• **Problem**:
Every line that includes the word "this" is to be listed.

• **Material for the task**:

──────

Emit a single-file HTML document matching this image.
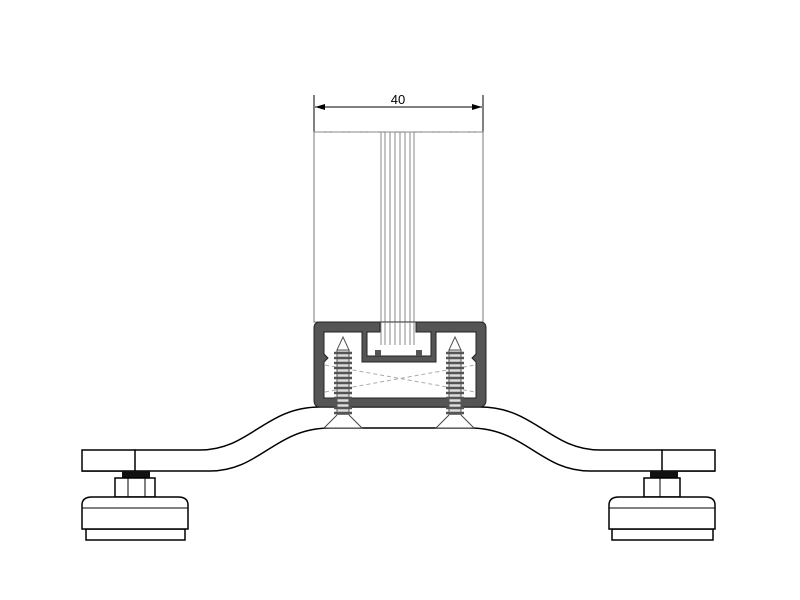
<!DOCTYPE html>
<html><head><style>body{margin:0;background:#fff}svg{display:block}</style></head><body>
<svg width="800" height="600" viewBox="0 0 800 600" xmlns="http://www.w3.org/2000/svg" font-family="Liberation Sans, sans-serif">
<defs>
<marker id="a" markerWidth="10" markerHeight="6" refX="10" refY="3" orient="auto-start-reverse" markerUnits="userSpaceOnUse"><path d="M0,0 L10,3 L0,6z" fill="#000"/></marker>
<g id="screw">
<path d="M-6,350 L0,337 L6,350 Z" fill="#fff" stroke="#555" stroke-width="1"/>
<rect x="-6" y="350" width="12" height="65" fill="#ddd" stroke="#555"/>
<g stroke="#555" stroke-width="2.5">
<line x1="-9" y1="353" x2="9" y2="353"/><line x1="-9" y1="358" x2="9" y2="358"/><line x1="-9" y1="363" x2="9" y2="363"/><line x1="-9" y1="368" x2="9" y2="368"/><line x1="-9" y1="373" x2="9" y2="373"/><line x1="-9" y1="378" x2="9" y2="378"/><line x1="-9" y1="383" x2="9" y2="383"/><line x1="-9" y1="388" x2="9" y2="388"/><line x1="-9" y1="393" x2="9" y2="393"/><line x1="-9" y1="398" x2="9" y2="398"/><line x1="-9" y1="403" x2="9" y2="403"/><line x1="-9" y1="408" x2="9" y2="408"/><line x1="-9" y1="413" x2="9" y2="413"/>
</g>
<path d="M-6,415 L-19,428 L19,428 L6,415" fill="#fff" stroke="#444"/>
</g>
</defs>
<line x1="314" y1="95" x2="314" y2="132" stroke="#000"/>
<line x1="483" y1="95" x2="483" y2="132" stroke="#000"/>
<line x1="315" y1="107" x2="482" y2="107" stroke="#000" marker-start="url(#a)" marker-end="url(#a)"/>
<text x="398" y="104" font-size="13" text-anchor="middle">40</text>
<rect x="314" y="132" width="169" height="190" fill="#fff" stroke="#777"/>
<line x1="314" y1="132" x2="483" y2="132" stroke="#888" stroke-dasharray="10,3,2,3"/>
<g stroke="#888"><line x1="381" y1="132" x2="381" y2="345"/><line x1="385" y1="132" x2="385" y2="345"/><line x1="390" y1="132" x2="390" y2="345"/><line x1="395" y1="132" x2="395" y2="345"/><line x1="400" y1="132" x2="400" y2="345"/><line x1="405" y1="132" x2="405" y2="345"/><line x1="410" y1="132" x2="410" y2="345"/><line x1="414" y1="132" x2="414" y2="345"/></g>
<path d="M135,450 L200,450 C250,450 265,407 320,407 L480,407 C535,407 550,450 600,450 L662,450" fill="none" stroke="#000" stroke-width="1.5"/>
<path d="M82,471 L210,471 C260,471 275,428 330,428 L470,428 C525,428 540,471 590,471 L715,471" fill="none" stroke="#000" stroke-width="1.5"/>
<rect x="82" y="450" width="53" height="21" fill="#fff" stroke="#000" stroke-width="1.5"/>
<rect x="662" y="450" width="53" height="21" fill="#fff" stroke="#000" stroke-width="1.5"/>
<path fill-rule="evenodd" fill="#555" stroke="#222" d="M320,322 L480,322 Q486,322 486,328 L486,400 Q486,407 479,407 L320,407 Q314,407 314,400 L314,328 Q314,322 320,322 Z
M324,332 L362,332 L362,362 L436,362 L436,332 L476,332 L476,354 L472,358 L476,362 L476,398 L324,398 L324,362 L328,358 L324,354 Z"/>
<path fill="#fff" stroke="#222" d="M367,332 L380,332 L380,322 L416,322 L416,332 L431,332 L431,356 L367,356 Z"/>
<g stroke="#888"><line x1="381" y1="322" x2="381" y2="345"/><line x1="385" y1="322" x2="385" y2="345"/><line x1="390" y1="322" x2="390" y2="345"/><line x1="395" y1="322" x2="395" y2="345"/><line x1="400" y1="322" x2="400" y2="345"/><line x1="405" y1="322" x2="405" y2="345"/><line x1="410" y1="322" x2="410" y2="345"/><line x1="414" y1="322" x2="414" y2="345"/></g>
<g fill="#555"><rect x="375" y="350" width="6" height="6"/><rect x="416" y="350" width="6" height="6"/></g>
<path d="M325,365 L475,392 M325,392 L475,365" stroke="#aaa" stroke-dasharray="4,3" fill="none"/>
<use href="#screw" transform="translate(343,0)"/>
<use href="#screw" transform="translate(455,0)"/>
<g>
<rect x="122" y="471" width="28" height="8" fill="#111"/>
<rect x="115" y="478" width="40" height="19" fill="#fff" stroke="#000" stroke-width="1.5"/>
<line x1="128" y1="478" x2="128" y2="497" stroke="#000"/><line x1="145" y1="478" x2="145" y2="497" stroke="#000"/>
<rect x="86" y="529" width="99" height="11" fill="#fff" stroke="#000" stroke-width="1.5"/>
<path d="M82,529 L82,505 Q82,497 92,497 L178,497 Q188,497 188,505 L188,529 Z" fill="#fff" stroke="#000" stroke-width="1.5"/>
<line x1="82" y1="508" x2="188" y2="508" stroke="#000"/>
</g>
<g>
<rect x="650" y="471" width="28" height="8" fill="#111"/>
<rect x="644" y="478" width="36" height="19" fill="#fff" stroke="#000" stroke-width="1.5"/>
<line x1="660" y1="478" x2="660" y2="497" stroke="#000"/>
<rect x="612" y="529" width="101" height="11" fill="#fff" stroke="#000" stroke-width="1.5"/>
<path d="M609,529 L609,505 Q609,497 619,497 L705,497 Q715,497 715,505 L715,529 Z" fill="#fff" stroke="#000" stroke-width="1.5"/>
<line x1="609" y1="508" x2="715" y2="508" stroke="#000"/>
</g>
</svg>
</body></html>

──────

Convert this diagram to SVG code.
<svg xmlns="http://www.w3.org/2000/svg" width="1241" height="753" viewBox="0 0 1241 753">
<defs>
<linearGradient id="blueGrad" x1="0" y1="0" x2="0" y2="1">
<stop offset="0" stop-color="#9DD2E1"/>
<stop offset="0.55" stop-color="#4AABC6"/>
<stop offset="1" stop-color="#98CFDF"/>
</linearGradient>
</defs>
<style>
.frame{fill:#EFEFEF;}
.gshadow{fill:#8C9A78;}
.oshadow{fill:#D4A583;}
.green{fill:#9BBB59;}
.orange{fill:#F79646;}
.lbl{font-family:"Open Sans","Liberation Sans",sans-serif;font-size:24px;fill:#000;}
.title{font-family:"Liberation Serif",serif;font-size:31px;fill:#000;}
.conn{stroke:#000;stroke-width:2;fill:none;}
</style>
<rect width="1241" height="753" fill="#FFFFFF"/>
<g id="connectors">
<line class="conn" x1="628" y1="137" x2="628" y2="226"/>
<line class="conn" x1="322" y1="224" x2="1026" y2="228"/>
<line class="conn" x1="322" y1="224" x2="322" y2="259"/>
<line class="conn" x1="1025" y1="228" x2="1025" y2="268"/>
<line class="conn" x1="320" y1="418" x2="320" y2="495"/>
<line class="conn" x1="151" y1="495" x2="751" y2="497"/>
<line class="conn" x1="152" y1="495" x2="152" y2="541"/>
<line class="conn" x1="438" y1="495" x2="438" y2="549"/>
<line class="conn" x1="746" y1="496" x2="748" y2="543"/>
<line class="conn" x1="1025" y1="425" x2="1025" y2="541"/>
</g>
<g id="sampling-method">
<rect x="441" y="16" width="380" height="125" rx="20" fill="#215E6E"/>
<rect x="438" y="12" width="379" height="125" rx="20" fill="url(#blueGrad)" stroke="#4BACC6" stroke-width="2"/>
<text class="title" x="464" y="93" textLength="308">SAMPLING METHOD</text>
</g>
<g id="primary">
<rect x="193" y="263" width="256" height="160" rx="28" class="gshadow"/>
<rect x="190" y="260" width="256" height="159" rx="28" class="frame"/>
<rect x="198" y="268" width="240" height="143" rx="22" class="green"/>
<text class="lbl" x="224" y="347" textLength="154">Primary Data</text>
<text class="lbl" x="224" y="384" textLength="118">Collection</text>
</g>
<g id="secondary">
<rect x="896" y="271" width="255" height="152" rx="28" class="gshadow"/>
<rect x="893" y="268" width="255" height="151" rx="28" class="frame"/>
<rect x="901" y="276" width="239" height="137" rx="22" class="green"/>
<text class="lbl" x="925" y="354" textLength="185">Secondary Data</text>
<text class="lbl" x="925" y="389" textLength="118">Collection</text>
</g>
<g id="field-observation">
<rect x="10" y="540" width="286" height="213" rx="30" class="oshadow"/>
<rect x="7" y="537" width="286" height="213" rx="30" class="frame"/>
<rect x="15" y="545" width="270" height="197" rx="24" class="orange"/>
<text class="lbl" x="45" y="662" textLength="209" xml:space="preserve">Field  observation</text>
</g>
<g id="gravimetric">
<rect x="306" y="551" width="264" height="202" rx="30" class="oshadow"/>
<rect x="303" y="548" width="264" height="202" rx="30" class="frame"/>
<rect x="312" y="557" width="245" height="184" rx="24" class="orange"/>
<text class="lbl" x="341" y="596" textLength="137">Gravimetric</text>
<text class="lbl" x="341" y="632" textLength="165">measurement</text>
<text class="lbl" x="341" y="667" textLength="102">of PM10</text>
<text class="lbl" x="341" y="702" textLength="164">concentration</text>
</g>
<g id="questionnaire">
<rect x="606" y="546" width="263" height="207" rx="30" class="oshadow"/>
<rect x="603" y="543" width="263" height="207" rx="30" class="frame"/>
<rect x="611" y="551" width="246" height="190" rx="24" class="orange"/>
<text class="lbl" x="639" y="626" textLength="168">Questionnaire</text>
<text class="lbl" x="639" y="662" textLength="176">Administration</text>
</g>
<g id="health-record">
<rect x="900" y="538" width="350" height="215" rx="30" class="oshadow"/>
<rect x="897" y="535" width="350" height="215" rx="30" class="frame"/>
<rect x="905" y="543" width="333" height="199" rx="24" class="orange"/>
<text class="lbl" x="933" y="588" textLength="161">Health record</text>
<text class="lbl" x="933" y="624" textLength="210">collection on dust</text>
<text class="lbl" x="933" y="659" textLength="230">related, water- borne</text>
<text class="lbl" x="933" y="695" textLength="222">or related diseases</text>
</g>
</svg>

──────

• **Output of the task**:
Emit a single-file HTML document matching this image.
Convert this diagram to SVG code.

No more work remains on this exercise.